Statement of Shannon’s coding theorem:

Let \(\Sigma_1, \Sigma_2\) denote two finite alphabets and let \(\Sigma_1^*\) and \(\Sigma_2^*\) denote the set of all finite words from these alphabets. Now, let’s suppose that \(X\) is a random variable taking values in \(\Sigma_1\) and let \(f\) be a uniquely-decodable code from \(\Sigma_1^*\) to \(\Sigma_2^*\):

\begin{equation} f: \Sigma_1^* \rightarrow \Sigma_2^* \end{equation}

where \(\Sigma_1 \subset \Sigma_1^*\) and \(\lvert \Sigma_2 \rvert = a\).

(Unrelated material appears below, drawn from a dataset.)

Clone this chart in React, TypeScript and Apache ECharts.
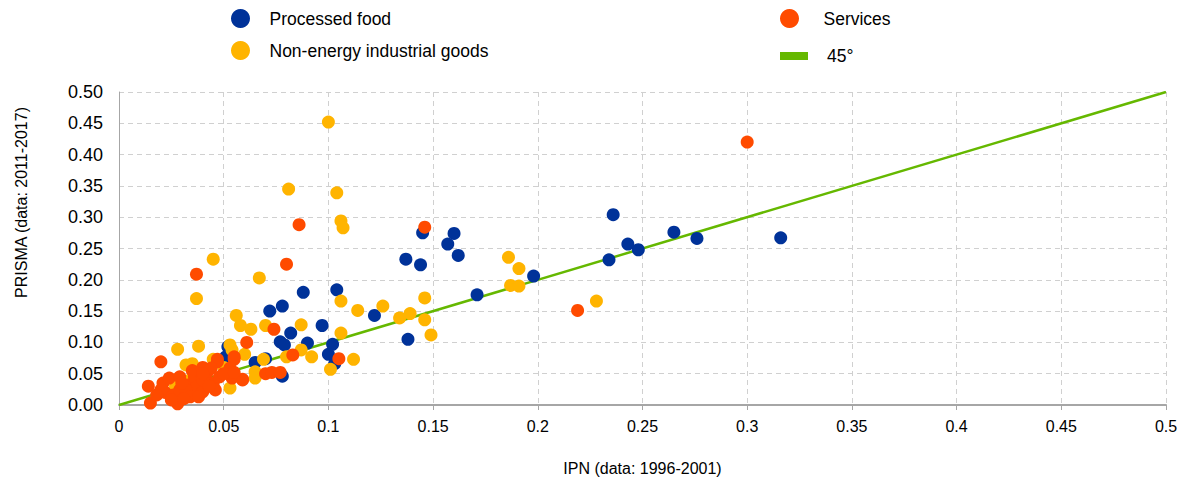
import React, { useEffect, useRef } from "react";
import * as echarts from "echarts";

// [IPN (1996-2001), PRISMA (2011-2017)]
const processedFood: number[][] = [
  [0.316, 0.267], [0.276, 0.266], [0.265, 0.276], [0.248, 0.248], [0.243, 0.257],
  [0.236, 0.304], [0.234, 0.232], [0.198, 0.206], [0.171, 0.176], [0.162, 0.239],
  [0.160, 0.274], [0.157, 0.257], [0.145, 0.275], [0.144, 0.224], [0.137, 0.233],
  [0.138, 0.105], [0.122, 0.143], [0.104, 0.184], [0.088, 0.180], [0.078, 0.158],
  [0.072, 0.150], [0.097, 0.127], [0.082, 0.115], [0.090, 0.099], [0.077, 0.101],
  [0.079, 0.096], [0.102, 0.097], [0.100, 0.081], [0.103, 0.066], [0.065, 0.068],
  [0.070, 0.074], [0.078, 0.046], [0.052, 0.093], [0.051, 0.077],
];

const nonEnergyGoods: number[][] = [
  [0.100, 0.452], [0.081, 0.345], [0.104, 0.339], [0.106, 0.294], [0.107, 0.283],
  [0.045, 0.233], [0.067, 0.203], [0.037, 0.170], [0.186, 0.236], [0.191, 0.218],
  [0.187, 0.191], [0.191, 0.190], [0.228, 0.166], [0.146, 0.171], [0.106, 0.166],
  [0.114, 0.151], [0.126, 0.158], [0.134, 0.139], [0.139, 0.146], [0.146, 0.136],
  [0.149, 0.112], [0.106, 0.115], [0.056, 0.143], [0.058, 0.127], [0.063, 0.121],
  [0.070, 0.127], [0.087, 0.128], [0.053, 0.096], [0.054, 0.088], [0.060, 0.081],
  [0.087, 0.088], [0.092, 0.077], [0.080, 0.077], [0.069, 0.073], [0.112, 0.073],
  [0.101, 0.057], [0.065, 0.053], [0.065, 0.043], [0.053, 0.027], [0.028, 0.089],
  [0.038, 0.094], [0.032, 0.064], [0.035, 0.066], [0.045, 0.073], [0.034, 0.040],
  [0.050, 0.060], [0.027, 0.030],
];

const services: number[][] = [
  [0.300, 0.420], [0.219, 0.151], [0.146, 0.284], [0.086, 0.288], [0.080, 0.225],
  [0.037, 0.209], [0.074, 0.121], [0.061, 0.100], [0.083, 0.080], [0.105, 0.074],
  [0.070, 0.050], [0.073, 0.052], [0.077, 0.052], [0.059, 0.041], [0.047, 0.073],
  [0.055, 0.073], [0.020, 0.069], [0.040, 0.060], [0.047, 0.069], [0.014, 0.030],
  [0.015, 0.003], [0.028, 0.002], [0.021, 0.035], [0.024, 0.043], [0.029, 0.045],
  [0.022, 0.020], [0.026, 0.016], [0.029, 0.024], [0.033, 0.032], [0.036, 0.045],
  [0.037, 0.029], [0.040, 0.021], [0.042, 0.051], [0.045, 0.035], [0.046, 0.024],
  [0.044, 0.059], [0.048, 0.045], [0.032, 0.024], [0.034, 0.013], [0.038, 0.013],
  [0.053, 0.059], [0.054, 0.043], [0.055, 0.077], [0.059, 0.040], [0.020, 0.024],
  [0.018, 0.016], [0.030, 0.035], [0.040, 0.040], [0.035, 0.055], [0.025, 0.008],
  [0.031, 0.010], [0.043, 0.030], [0.050, 0.050], [0.055, 0.052], [0.040, 0.050],
];

const diagonal45: number[][] = [[0, 0], [0.5, 0.5]];

const seriesNames = ["Processed food", "Non-energy industrial goods", "Services", "45°"];
const xAxisTitle = "IPN (data: 1996-2001)";
const yAxisTitle = "PRISMA (data: 2011-2017)";

const BLUE = "#003299";
const YELLOW = "#FFB400";
const ORANGE = "#FF4B00";
const GREEN = "#65B800";
const FONT = "Liberation Sans, Arial, sans-serif";

export default function App() {
  const ref = useRef<HTMLDivElement>(null);

  useEffect(() => {
    document.body.style.margin = "0";
    if (!ref.current) return;
    const chart = echarts.init(ref.current, undefined, { renderer: "svg" });
    const legendText = { fontSize: 17.5, color: "#000", fontFamily: FONT };
    chart.setOption({
      animation: false,
      textStyle: { fontFamily: FONT },
      grid: { left: 119, right: 20, top: 92, bottom: 76, containLabel: false },
      legend: [
        {
          left: 226, top: 4, orient: "vertical", itemWidth: 48, itemHeight: 19, itemGap: 13,
          textStyle: legendText,
          data: [
            { name: seriesNames[0], icon: "circle" },
            { name: seriesNames[1], icon: "circle" },
          ],
        },
        {
          left: 775, top: 4, itemWidth: 58, itemHeight: 19,
          textStyle: legendText,
          data: [{ name: seriesNames[2], icon: "circle" }],
        },
        {
          left: 775, top: 42, itemWidth: 56, itemHeight: 8, symbolKeepAspect: true,
          textStyle: legendText,
          data: [{ name: seriesNames[3], icon: "path://M0,0H28V8H0Z" }],
        },
      ],
      xAxis: {
        type: "value", min: 0, max: 0.5, interval: 0.05,
        name: xAxisTitle, nameLocation: "middle", nameGap: 55,
        nameTextStyle: { fontSize: 16, color: "#000", fontFamily: FONT },
        axisLine: { show: true, lineStyle: { color: "#a6a6a6", width: 2 } },
        axisTick: { show: true, length: 5, lineStyle: { color: "#a6a6a6" } },
        axisLabel: { fontSize: 16, color: "#000", margin: 13, fontFamily: FONT },
        splitLine: { show: true, lineStyle: { color: "#d0d0d0", type: [5, 4], width: 1 } },
      },
      yAxis: {
        type: "value", min: 0, max: 0.5, interval: 0.05,
        name: yAxisTitle, nameLocation: "middle", nameGap: 90, nameRotate: 90,
        nameTextStyle: { fontSize: 16, color: "#000", fontFamily: FONT, padding: [0, 0, 0, 92] },
        axisLine: { show: true, lineStyle: { color: "#a6a6a6", width: 1 } },
        axisTick: { show: false },
        axisLabel: {
          fontSize: 18, color: "#000", margin: 16, fontFamily: FONT,
          formatter: (v: number) => v.toFixed(2),
        },
        splitLine: { show: true, lineStyle: { color: "#d0d0d0", type: [5, 4], width: 1 } },
      },
      series: [
        {
          name: seriesNames[3], type: "line", data: diagonal45, showSymbol: false, symbol: "none",
          lineStyle: { color: GREEN, width: 2.5 }, itemStyle: { color: GREEN }, z: 1,
        },
        {
          name: seriesNames[0], type: "scatter", data: processedFood, symbolSize: 13,
          itemStyle: { color: BLUE, opacity: 1 }, z: 2,
        },
        {
          name: seriesNames[1], type: "scatter", data: nonEnergyGoods, symbolSize: 13,
          itemStyle: { color: YELLOW, opacity: 1 }, z: 3,
        },
        {
          name: seriesNames[2], type: "scatter", data: services, symbolSize: 13,
          itemStyle: { color: ORANGE, opacity: 1 }, z: 4,
        },
      ],
    });
    return () => chart.dispose();
  }, []);

  return <div ref={ref} style={{ width: 1186, height: 481 }} />;
}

If we define \(S\) as an auxiliary random variable which measures the length of the codeword \(f(x)\):

\begin{equation} \forall X \sim \Sigma_1, S = l(f(X)) \end{equation}

then \(f\) has the minimal expected word length for \(X\) if it satisfies:

\begin{equation} \frac{H(X)}{\log_2 a} \leq \mathbb{E}[S] < \frac{H(X)}{\log_2 a} + 1 \end{equation}

Shannon’s coding theorem:

Assuming that \(|\Sigma_1| = n\), let \(s_i\) denote the word length of each \(x_i \in \Sigma_1\). In particular, let’s choose \(s_i\) so that:

\begin{equation} s_i := \lceil -\log_a p_i \rceil \end{equation}

which implies that:

\begin{equation} -\log_a p_i \leq s_i < -\log_a p_i + 1 \end{equation}

and so we have:

\begin{equation} p_i \approx a^{-s_i} \end{equation}

\begin{equation} a^{-s_i} \leq p_i \end{equation}

which implies that:

\begin{equation} \sum_{i=1}^n a^{-s_i} \leq \sum_{i=1}^n p_i = 1 \end{equation}

and by Kraft’s inequality there exists a prefix-free code with these code lengths.

It follows that the minimal \(S\) satisfies:

\begin{equation} \mathbb{E}[S] = \sum_{i} p_i \cdot s_i < \sum_i p_i (-\log_a p_i + 1) = - \sum_i p_i \frac{\log_2 p_i}{\log_2 a} + 1 \end{equation}

which gives us the right hand side of the inequality:

\begin{equation} \mathbb{E}[S] < \frac{H(X)}{\log_2 a} + 1 \end{equation}

and we also have:

\begin{equation} \mathbb{E}[S] \geq = - \sum_i p_i \frac{\log_2 p_i}{\log_2 a} \end{equation}

from which we may deduce (3):

\begin{equation} \frac{H(X)}{\log_2 a} \leq \mathbb{E}[S] < \frac{H(X)}{\log_2 a} + 1 \end{equation}

which simplifies to:

\begin{equation} H(X) \leq \mathbb{E}[S] < H(X) + 1 \end{equation}

when \(a=2\).


  1. C.E. Shannon, “A Mathematical Theory of Communication”, Bell System Technical Journal, vol. 27, pp. 379–423, 623-656, July, October, 1948.

  2. David J. C. MacKay. Information Theory, Inference, and Learning Algorithms Cambridge: Cambridge University Press, 2003.